Asymptotically CAT(0) metrics, Z-structures, and the Farrell-Jones Conjecture
Matthew Gentry Durham, Yair Minsky, Alessandro Sisto
TL;DR
This work shows that colorable hierarchically hyperbolic groups admit asymptotically CAT(0) metrics, enabling coarse CAT(0) behavior and the construction of Z-structures. A central technical advance is the Stabler Hull Cubulation framework, which approximates hulls of finite sets by CAT(0) cube complexes in a way that is stable under adding points, yielding invariant metrics $d^p$ (notably $d^2$) that are roughly geodesic and asymptotically CAT(0). Using these metrics, the Vietoris–Rips complexes become contractible at large scales, and a natural boundary theory leads to Z-structures for colorable HHGs; this, in turn, allows a BBF-style Farrell–Jones conjecture verification for many HHGs, including extra-large type Artin groups and mapping class groups. The paper unifies CAT(0) and hyperbolic phenomena within HHGs, providing new tools for geometric group theory and K-/L-theory via a detailed hierarchy of stable trees, cubulations, and boundary analysis. The results yield broad applicability, including establishing Z-structures for mapping class groups and proving FJ for a wide class of HHGs through an inductive, stabilization-based approach.
Abstract
We show that colorable hierarchically hyperbolic groups (HHGs) admit asymptotically CAT(0) metrics, that is, roughly, metrics where the CAT(0) inequality holds up to sublinear error in the size of the triangle.
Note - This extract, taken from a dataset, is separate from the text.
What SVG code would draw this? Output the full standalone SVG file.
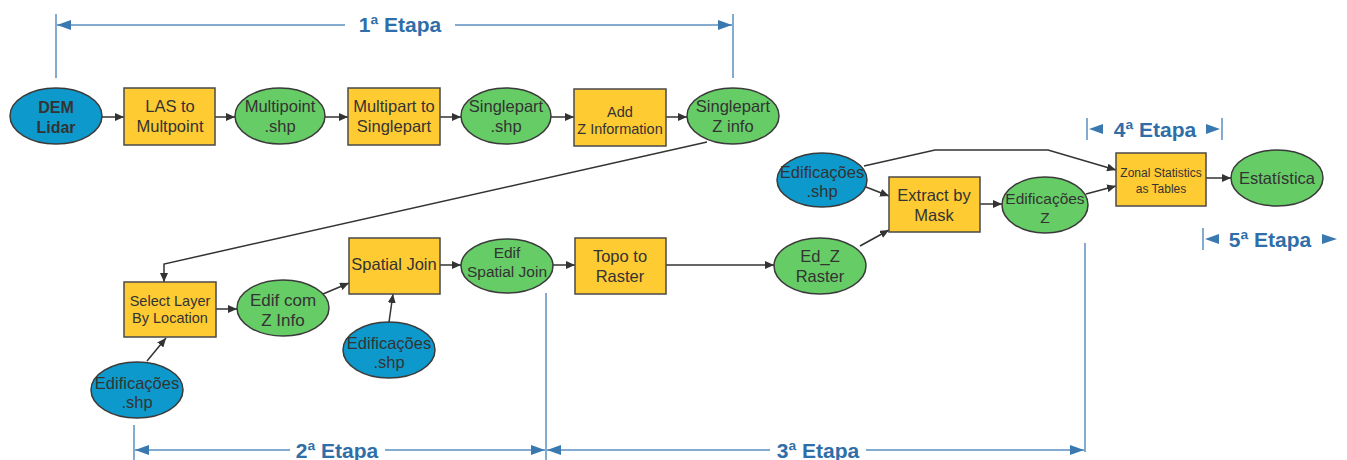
<svg xmlns="http://www.w3.org/2000/svg" width="1347" height="460" viewBox="0 0 1347 460">
<defs>
<marker id="ah" markerUnits="userSpaceOnUse" markerWidth="9" markerHeight="8" refX="9" refY="4" orient="auto"><path d="M0,0 L9,4 L0,8 z" fill="#333"/></marker>
<marker id="bh" markerUnits="userSpaceOnUse" markerWidth="14" markerHeight="10" refX="14" refY="5" orient="auto"><path d="M0,0 L14,5 L0,10 z" fill="#3a78b0"/></marker>
<style>
.blue{fill:#0d99cc;stroke:#3a3a3a;stroke-width:1.5}
.green{fill:#66cc66;stroke:#3a3a3a;stroke-width:1.5}
.yel{fill:#ffcb33;stroke:#4a4a4a;stroke-width:1.5}
text{font-family:"Liberation Sans",Arial,sans-serif;fill:#333;text-anchor:middle}
.t{font-size:16.5px}
.b{font-weight:bold;font-size:16px}
.c{stroke:#333;stroke-width:1.5;fill:none;marker-end:url(#ah)}
.e{stroke:#5a8fc0;stroke-width:1.5;fill:none}
.et{font-weight:bold;font-size:21px;fill:#2f6ea8}
.tri{fill:#3a78b0}
</style>
</defs>
<g id="etapas">
<line class="e" x1="56" y1="14" x2="56" y2="78"/>
<line class="e" x1="733" y1="14" x2="733" y2="78"/>
<line class="e" x1="345" y1="25" x2="57" y2="25" marker-end="url(#bh)"/>
<line class="e" x1="455" y1="25" x2="732" y2="25" marker-end="url(#bh)"/>
<text class="et" x="400" y="32">1ª Etapa</text>
<line class="e" x1="134" y1="425" x2="134" y2="460"/>
<line class="e" x1="546" y1="293" x2="546" y2="460"/>
<line class="e" x1="290" y1="450" x2="135" y2="450" marker-end="url(#bh)"/>
<line class="e" x1="385" y1="450" x2="545" y2="450" marker-end="url(#bh)"/>
<text class="et" x="337" y="458">2ª Etapa</text>
<line class="e" x1="1085" y1="243" x2="1085" y2="452"/>
<line class="e" x1="770" y1="450" x2="547" y2="450" marker-end="url(#bh)"/>
<line class="e" x1="866" y1="450" x2="1084" y2="450" marker-end="url(#bh)"/>
<text class="et" x="818" y="458">3ª Etapa</text>
<line class="e" x1="1087" y1="118" x2="1087" y2="140"/>
<line class="e" x1="1222" y1="118" x2="1222" y2="140"/>
<path class="tri" d="M1089,129 L1103,124 L1103,134 z"/>
<path class="tri" d="M1220,129 L1206,124 L1206,134 z"/>
<text class="et" x="1155" y="137">4ª Etapa</text>
<line class="e" x1="1203" y1="228" x2="1203" y2="250"/>
<path class="tri" d="M1205,239 L1219,234 L1219,244 z"/>
<path class="tri" d="M1337,239 L1322,234 L1322,244 z"/>
<text class="et" x="1270" y="247">5ª Etapa</text>
</g>
<g id="connectors">
<line class="c" x1="102" y1="117" x2="124" y2="117"/>
<line class="c" x1="215" y1="117" x2="235" y2="117"/>
<line class="c" x1="325" y1="117" x2="348" y2="117"/>
<line class="c" x1="440" y1="117" x2="461" y2="117"/>
<line class="c" x1="551" y1="117" x2="574" y2="117"/>
<line class="c" x1="666" y1="117" x2="687" y2="117"/>
<polyline class="c" points="707,142 164,264 164,282"/>
<line class="c" x1="216" y1="309" x2="237" y2="309"/>
<line class="c" x1="147" y1="361" x2="166" y2="338"/>
<line class="c" x1="323" y1="294" x2="349" y2="283"/>
<line class="c" x1="389" y1="322" x2="393" y2="294"/>
<line class="c" x1="440" y1="265" x2="461" y2="265"/>
<line class="c" x1="553" y1="265" x2="575" y2="265"/>
<line class="c" x1="666" y1="265" x2="774" y2="265"/>
<line class="c" x1="860" y1="246" x2="889" y2="230"/>
<line class="c" x1="866" y1="187" x2="889" y2="196"/>
<polyline class="c" points="864,166 935,150 1048,150 1116,170"/>
<line class="c" x1="980" y1="204" x2="1002" y2="204"/>
<line class="c" x1="1086" y1="194" x2="1116" y2="186"/>
<line class="c" x1="1206" y1="178" x2="1231" y2="178"/>
</g>
<g id="dem"><ellipse class="blue" cx="56" cy="116" rx="46" ry="28"/><text class="b" x="56" y="113">DEM</text><text class="b" x="56" y="133">Lidar</text></g>
<g id="las"><rect class="yel" x="124" y="88" width="91" height="57"/><text class="t" x="170" y="112">LAS to</text><text class="t" x="170" y="132">Multpoint</text></g>
<g id="multipoint"><ellipse class="green" cx="280" cy="116" rx="45" ry="28"/><text class="t" x="280" y="112">Multipoint</text><text class="t" x="280" y="132">.shp</text></g>
<g id="multipart"><rect class="yel" x="348" y="88" width="92" height="57"/><text class="t" x="394" y="112">Multipart to</text><text class="t" x="394" y="132">Singlepart</text></g>
<g id="singlepart"><ellipse class="green" cx="506" cy="116" rx="45" ry="28"/><text class="t" x="506" y="112">Singlepart</text><text class="t" x="506" y="132">.shp</text></g>
<g id="addz"><rect class="yel" x="574" y="89" width="92" height="57"/><text x="620" y="117" font-size="14.5">Add</text><text x="620" y="134" font-size="14.5">Z Information</text></g>
<g id="singlepartz"><ellipse class="green" cx="733" cy="116" rx="46" ry="28"/><text class="t" x="733" y="112">Singlepart</text><text class="t" x="733" y="132">Z info</text></g>
<g id="selectlayer"><rect class="yel" x="124" y="282" width="92" height="55"/><text x="170" y="306" font-size="14.5">Select Layer</text><text x="170" y="323" font-size="14.5">By Location</text></g>
<g id="edifcomz"><ellipse class="green" cx="283" cy="308" rx="46" ry="28"/><text x="283" y="306" font-size="17">Edif com</text><text x="283" y="326" font-size="17">Z Info</text></g>
<g id="edif1"><ellipse class="blue" cx="137" cy="390" rx="46" ry="28"/><text class="t" x="137" y="389">Edificações</text><text class="t" x="137" y="408">.shp</text></g>
<g id="spatialjoin"><rect class="yel" x="349" y="238" width="91" height="56"/><text class="t" x="394" y="270">Spatial Join</text></g>
<g id="edif2"><ellipse class="blue" cx="389" cy="350" rx="46" ry="28"/><text class="t" x="389" y="349">Edificações</text><text class="t" x="389" y="368">.shp</text></g>
<g id="edifsj"><ellipse class="green" cx="507" cy="266" rx="46" ry="27"/><text x="507" y="258" font-size="15.5">Edif</text><text x="507" y="277" font-size="15.5">Spatial Join</text></g>
<g id="topo"><rect class="yel" x="575" y="238" width="91" height="56"/><text class="t" x="620" y="262">Topo to</text><text class="t" x="620" y="282">Raster</text></g>
<g id="edzraster"><ellipse class="green" cx="820" cy="266" rx="46" ry="28"/><text class="t" x="820" y="262">Ed_Z</text><text class="t" x="820" y="282">Raster</text></g>
<g id="edif3"><ellipse class="blue" cx="822" cy="180" rx="45" ry="27"/><text class="t" x="822" y="178">Edificações</text><text class="t" x="822" y="197">.shp</text></g>
<g id="extract"><rect class="yel" x="889" y="177" width="91" height="55"/><text class="t" x="934" y="201">Extract by</text><text class="t" x="934" y="221">Mask</text></g>
<g id="edifz"><ellipse class="green" cx="1045" cy="205" rx="43" ry="28"/><text x="1045" y="204" font-size="15.5">Edificações</text><text x="1045" y="223" font-size="15.5">Z</text></g>
<g id="zonal"><rect class="yel" x="1116" y="153" width="90" height="53"/><text x="1161" y="177" font-size="12">Zonal Statistics</text><text x="1161" y="193" font-size="12">as Tables</text></g>
<g id="estat"><ellipse class="green" cx="1277" cy="178" rx="46" ry="28"/><text class="t" x="1277" y="184">Estatística</text></g>
</svg>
We use the asymptotically CAT(0) metrics to construct contractible simplicial complexes and compactifications that provide $\mathcal{Z}$-structures in the sense of Bestvina and Dranishnikov. It was previously unknown that mapping class groups are asymptotically CAT(0) and admit $\mathcal{Z}$-structures. As an application, we prove that many HHGs satisfy the Farrell--Jones Conjecture, including extra large-type Artin groups. To construct asymptotically CAT(0) metrics, we show that hulls of finitely many points in a colorable HHGs can be approximated by CAT(0) cube complexes in a way that adding a point to the finite set corresponds, up to finitely many hyperplanes deletions, to a convex embedding.